Kinderporno-Bekämpfung Von der Leyen hält an Web-Filter fest

Familienministerin Ursula von der Leyen sieht keine grundlegenden technologischen oder rechtlichen Hürden für den geplanten Web-Filter gegen Internet-Seiten mit Kinderpornografie. Ein kritisches Gutachten des Wissenschaftlichen Dienstes des Bundestages bezeichnete die Ministerin als "unterirdisch".

Berlin - Familienministerin von der Leyen (CDU) trat damit Kritikern entgegen, die das Projekt eines Web-Filters, der von den Internet-Providern betrieben und mit Listen aus der Arbeit des Bundeskriminalamtes (BKA) gefüttert werden soll, für problematisch halten. Wie SPIEGEL ONLINE bereits am vergangenen Wochenende berichtete, kam der Wissenschaftliche Dienst des Bundestages zu dem Schluss, die Seitensperrung sei technisch kaum umsetzbar und gefährde schwerwiegend die im Grundgesetz garantierte Kommunikationsfreiheit.

Von der Leyen wies beide Bedenken zurück. Bei Kinderpornografie handele es sich um schwerste Kriminalität. Eine Ausweitung der blockierten Inhalte über dieses Gebiet hinaus sei nicht geplant.

Nach Informationen von SPIEGEL ONLINE gibt es aber durchaus deutsche Medienwächter, die über einen weitergehenden Einsatz der Filtertechnologie nachdenken, wenn sie einmal installiert ist. Die Diskussion über weitere Sperrwünsche dürfte spätestens dann beginnen, wenn die Technik einsatzbereit ist.

Von der Leyen zufolge wurde ein Entwurf der verbindlichen Vereinbarung mit den sieben großen Internet-Providern, die 95 Prozent des Marktes abdecken, an die Beteiligten versandt. Es sei vorgesehen, dass ausschließlich das Bundeskriminalamt (BKA) die entsprechenden Seiten ermittle und damit die Haftung allein beim Staat liege. Die Provider seien nicht verantwortlich für die Identifizierung kinderpornografischen Inhalts. In anderen europäischen Ländern habe man gute Erfahrungen mit ähnlichen Filtern gemacht (siehe Kasten).

Warnungen, Anbieter könnten Seiten vorsorglich sperren, seien daher "absoluter Unsinn". Beim BKA solle zudem eine Beschwerdestelle eingerichtet werden.

Der personelle Aufwand wird nach Einschätzung von der Leyens "überschaubar" sein.
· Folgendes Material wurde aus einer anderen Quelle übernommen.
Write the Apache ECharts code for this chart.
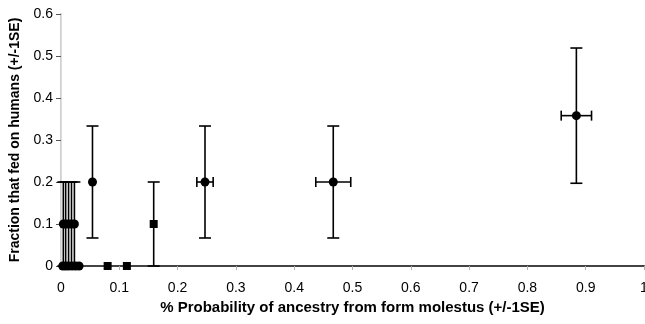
<!DOCTYPE html>
<html>
<head>
<meta charset="utf-8">
<script src="https://cdn.jsdelivr.net/npm/echarts@6/dist/echarts.min.js"></script>
<style>
  html, body { margin: 0; padding: 0; background: #fff; }
  #chart { width: 645px; height: 324px; }
</style>
</head>
<body>
<div id="chart"></div>
<script>
// points
const xVals = [0.004, 0.008, 0.013, 0.018, 0.023, 0.003, 0.008, 0.013, 0.019, 0.025, 0.031, 0.054, 0.080, 0.113, 0.159, 0.247, 0.467, 0.884];
const yVals = [0.1, 0.1, 0.1, 0.1, 0.1, 0, 0, 0, 0, 0, 0, 0.2, 0, 0, 0.1, 0.2, 0.2, 0.358];
const xErr = [0, 0, 0, 0, 0, 0, 0, 0, 0, 0, 0, 0, 0, 0, 0, 0.014, 0.030, 0.026];
const yErr = [0.1, 0.1, 0.1, 0.1, 0.1, 0, 0, 0, 0, 0, 0, 0.1333, 0, 0, 0.1, 0.1333, 0.1333, 0.161];
const markerShape = ['circle', 'circle', 'circle', 'circle', 'circle', 'circle', 'circle', 'circle', 'circle', 'circle', 'circle', 'circle', 'rect', 'rect', 'rect', 'circle', 'circle', 'circle'];
const xTicks = [0, 1, 0.1];   // min, max, step
const yTicks = [0, 0.6, 0.1];

let errData = []
let circleData = []
let squareData = []
xVals.forEach((x, i) => {
  errData.push([x, yVals[i], xErr[i], yErr[i]])
  if (markerShape[i] === 'rect') squareData.push([x, yVals[i]])
  else circleData.push([x, yVals[i]])
})

const font = 'Liberation Sans, Arial, sans-serif'
const chart = echarts.init(document.getElementById('chart'), null, { renderer: 'canvas' })

function renderErr(params, api) {
  const x = api.value(0), y = api.value(1), xe = api.value(2), ye = api.value(3)
  const st = { stroke: '#000', lineWidth: 1.6 }
  const kids = []
  if (ye > 0) {
    const top = api.coord([x, y + ye]), bot = api.coord([x, y - ye])
    kids.push({ type: 'line', shape: { x1: top[0], y1: top[1], x2: bot[0], y2: bot[1] }, style: st })
    kids.push({ type: 'line', shape: { x1: top[0] - 6, y1: top[1], x2: top[0] + 6, y2: top[1] }, style: st })
    kids.push({ type: 'line', shape: { x1: bot[0] - 6, y1: bot[1], x2: bot[0] + 6, y2: bot[1] }, style: st })
  }
  if (xe > 0) {
    const l = api.coord([x - xe, y]), r = api.coord([x + xe, y])
    kids.push({ type: 'line', shape: { x1: l[0], y1: l[1], x2: r[0], y2: r[1] }, style: st })
    kids.push({ type: 'line', shape: { x1: l[0], y1: l[1] - 5, x2: l[0], y2: l[1] + 5 }, style: st })
    kids.push({ type: 'line', shape: { x1: r[0], y1: r[1] - 5, x2: r[0], y2: r[1] + 5 }, style: st })
  }
  return { type: 'group', children: kids }
}

const option = {
  animation: false,
  grid: { left: 61, right: 1, top: 14, bottom: 58, outerBoundsMode: 'none', containLabel: false },
  xAxis: [
    {
      type: 'value',
      min: xTicks[0], max: xTicks[1], interval: xTicks[2],
      name: '% Probability of ancestry from form molestus (+/-1SE)',
      nameLocation: 'middle',
      nameGap: 32,
      nameTextStyle: { fontFamily: font, fontSize: 15, fontWeight: 'bold', color: '#000' },
      axisLine: { lineStyle: { color: '#a0a0a0', width: 2 } },
      axisTick: { show: true, length: 4, lineStyle: { color: '#b0b0b0' } },
      axisLabel: { fontFamily: font, fontSize: 14, color: '#000', margin: 15 },
      splitLine: { show: false }
    },
    {
      type: 'value', position: 'top',
      min: xTicks[0], max: xTicks[1],
      axisLine: { show: true, lineStyle: { color: '#444', width: 2 } },
      axisTick: { show: false }, axisLabel: { show: false }, splitLine: { show: false }
    }
  ],
  yAxis: [
    {
      type: 'value',
      min: yTicks[0], max: yTicks[1], interval: yTicks[2],
      name: 'Fraction that fed on humans (+/-1SE)',
      nameLocation: 'middle',
      nameGap: 34,
      nameTextStyle: { fontFamily: font, fontSize: 14, fontWeight: 'bold', color: '#000' },
      axisLine: { show: true, lineStyle: { color: '#d0d0d0', width: 2 } },
      axisTick: { show: true, length: 5, lineStyle: { color: '#555' } },
      axisLabel: { fontFamily: font, fontSize: 14, color: '#000', margin: 8 },
      splitLine: { show: false }
    },
    {
      type: 'value', position: 'right',
      min: yTicks[0], max: yTicks[1],
      axisLine: { show: true, lineStyle: { color: '#dcdcdc', width: 1 } },
      axisTick: { show: false }, axisLabel: { show: false }, splitLine: { show: false }
    }
  ],
  series: [
    {
      type: 'custom',
      renderItem: renderErr,
      data: errData,
      encode: { x: 0, y: 1 },
      z: 2
    },
    {
      type: 'scatter',
      symbol: 'circle',
      symbolSize: 9,
      itemStyle: { color: '#000', opacity: 1 },
      data: circleData,
      z: 3
    },
    {
      type: 'scatter',
      symbol: 'rect',
      symbolSize: 8,
      itemStyle: { color: '#000', opacity: 1 },
      data: squareData,
      z: 3
    }
  ]
}
chart.setOption(option)
</script>
</body>
</html>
In Norwegen werde beispielsweise ein Spezialist eine Stunde pro Tag benötigt, um die Liste der zu sperrenden Internet-Seiten zu aktualisieren.

Europol-Direktor Max-Peter Ratzel begrüßte die Initiative. Die polizeiliche Arbeit müsse sich stärker auf die Prävention stützen, sagte er in Berlin. Er bezeichnete Berichte, denen zufolge nur zehn Prozent des kinderpornografischen Materials im Internet auf Websites angeboten werden, als "außerordentlich hinterfragungswürdig". Zudem verlockten eben diese frei zugänglichen Seiten einige User erst, zu einschlägigen Tauschgruppen zu wechseln. Solche Gruppen lassen sich auch durch einen providerseitig installierten Filtermechanismus kaum eindämmen.

Filtertechnik: So können Provider Websites blockieren

Die Vereinbarung mit den Providern soll laut der Ministerin in den nächsten vier Wochen abgeschlossen werden. Die erste Internet-Seite könne in einigen Monaten geblockt werden. Angestrebt wird zudem eine Änderung des Telemediengesetzes. Durch die Zugangssperren könnten den Angaben zufolge in Deutschland täglich rund 300.000 Zugriffe auf kinderpornografische Seiten verhindert werden.